Too few calories have an effect on blood sugar levels. Normally, metabolism causes blood sugar levels to increase as food energy in the form of glucose enters your bloodstream. Insulin, produced and secreted by your pancreas, helps glucose get into body cells and tissues, bringing blood sugar back down to normal levels. According to the University of Maryland Medical Center, too few calories cause a reduction in blood sugar levels that can lead to a condition called hypoglycemia. Symptoms of hypoglycemia include depression, anxiety, irritability, trembling and heart palpitations.


Continually consuming too few calories in a day can lead to the development of an eating disorder called anorexia nervosa.
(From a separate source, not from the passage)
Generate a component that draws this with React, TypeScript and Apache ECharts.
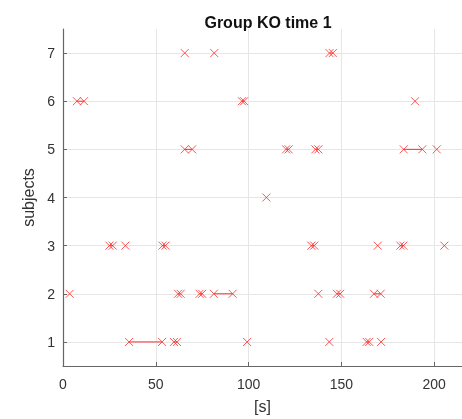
import React, { useEffect, useRef } from "react";
import * as echarts from "echarts";

// Events per subject: [start, end] in seconds
const subject1: number[][] = [[35.6, 53.4], [59.8, 61.4], [99.2, 99.2], [143.5, 143.5], [163.6, 165.0], [171.4, 171.4]];
const subject2: number[][] = [[3.6, 3.6], [62.0, 63.4], [73.6, 75.0], [81.3, 91.4], [137.6, 137.6], [147.6, 149.4], [167.6, 171.2]];
const subject3: number[][] = [[25.0, 26.8], [33.6, 33.6], [53.6, 55.2], [133.8, 135.4], [169.6, 169.6], [181.8, 183.4], [205.5, 205.5]];
const subject4: number[][] = [[109.6, 109.6]];
const subject5: number[][] = [[65.6, 69.6], [120.2, 121.6], [136.0, 137.6], [183.6, 193.6], [201.4, 201.4]];
const subject6: number[][] = [[7.5, 11.3], [96.4, 97.6], [189.7, 189.7]];
const subject7: number[][] = [[65.6, 65.6], [81.5, 81.5], [143.6, 145.4]];

const subjects = [subject1, subject2, subject3, subject4, subject5, subject6, subject7];
const yTicks = [1, 2, 3, 4, 5, 6, 7];
const xTicks = [0, 50, 100, 150, 200];

const RED = "#ff2a2a";
const AXIS = "#666666";
const TEXT = "#333333";
const FONT = "'Liberation Sans', Arial, Helvetica, sans-serif";

export default function App() {
  const ref = useRef<HTMLDivElement>(null);
  useEffect(() => {
    if (!ref.current) return;
    const chart = echarts.init(ref.current, undefined, { renderer: "svg" });

    const points: number[][] = [];
    const segSeries: any[] = [];
    subjects.forEach((events, i) => {
      const y = i + 1;
      events.forEach(([s, e]) => {
        points.push([s, y]);
        if (e !== s) {
          points.push([e, y]);
          segSeries.push({
            type: "line",
            data: [[s, y], [e, y]],
            symbol: "none",
            lineStyle: { color: RED, width: 1 },
            silent: true,
            z: 2,
          });
        }
      });
    });

    chart.setOption({
      animation: false,
      textStyle: { fontFamily: FONT },
      title: {
        text: "Group KO time 1",
        left: 263,
        textAlign: "center",
        top: 9,
        textStyle: { fontSize: 16, fontWeight: "bold", color: "#111", fontFamily: FONT },
      },
      grid: { left: 63, top: 29, width: 399, height: 341, containLabel: false },
      xAxis: {
        type: "value",
        min: 0,
        max: 215,
        name: "[s]",
        nameLocation: "middle",
        nameGap: 32,
        nameTextStyle: { fontSize: 16, color: TEXT, fontFamily: FONT },
        axisLine: { show: true, onZero: false, lineStyle: { color: AXIS, width: 1.2 } },
        axisTick: { show: true, inside: true, length: 4, customValues: xTicks, lineStyle: { color: AXIS } },
        axisLabel: { customValues: xTicks, fontSize: 14, color: TEXT, margin: 11, fontFamily: FONT },
        splitLine: { show: true, lineStyle: { color: "#e6e6e6", width: 1 } },
      },
      yAxis: {
        type: "value",
        min: 0.5,
        max: 7.5,
        name: "subjects",
        nameLocation: "middle",
        nameGap: 15,
        nameRotate: 90,
        nameTextStyle: { fontSize: 16, color: TEXT, fontFamily: FONT },
        axisLine: { show: true, onZero: false, lineStyle: { color: AXIS, width: 1.2 } },
        axisTick: { show: true, inside: true, length: 4, customValues: yTicks, lineStyle: { color: AXIS } },
        axisLabel: { customValues: yTicks, fontSize: 14, color: TEXT, margin: 8, fontFamily: FONT },
        splitLine: { show: true, lineStyle: { color: "#e6e6e6", width: 1 } },
      },
      series: [
        ...segSeries,
        {
          type: "scatter",
          data: points,
          symbol: "path://M0,0L10,10M10,0L0,10",
          symbolSize: 8,
          itemStyle: { color: "none", borderColor: RED, borderWidth: 1 },
          z: 3,
        },
      ],
    });
    return () => chart.dispose();
  }, []);
  return <div ref={ref} style={{ position: "fixed", left: 0, top: 0, width: 462, height: 419 }} />;
}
According to Help Guide, a nonprofit health information site, anorexia nervosa has the potential to affect hormone production, fluid balance and every organ in your body. Early symptoms of anorexia nervosa can include fatigue, constipation, body chills, headaches and dizziness. Later symptoms can include disruption of menstrual periods in women, jaundice, changes in brain chemistry, kidney or heart failure.


An eventual return to your pre-diet weight is a typical consequence of consuming too few calories in an attempt to lose weight. According to Net Wellness, this can make further attempts to lose weight more difficult for two reasons. First, your metabolism is slower due to decreased muscle mass and second, the weight you gain back is fat that requires a high metabolic rate to burn.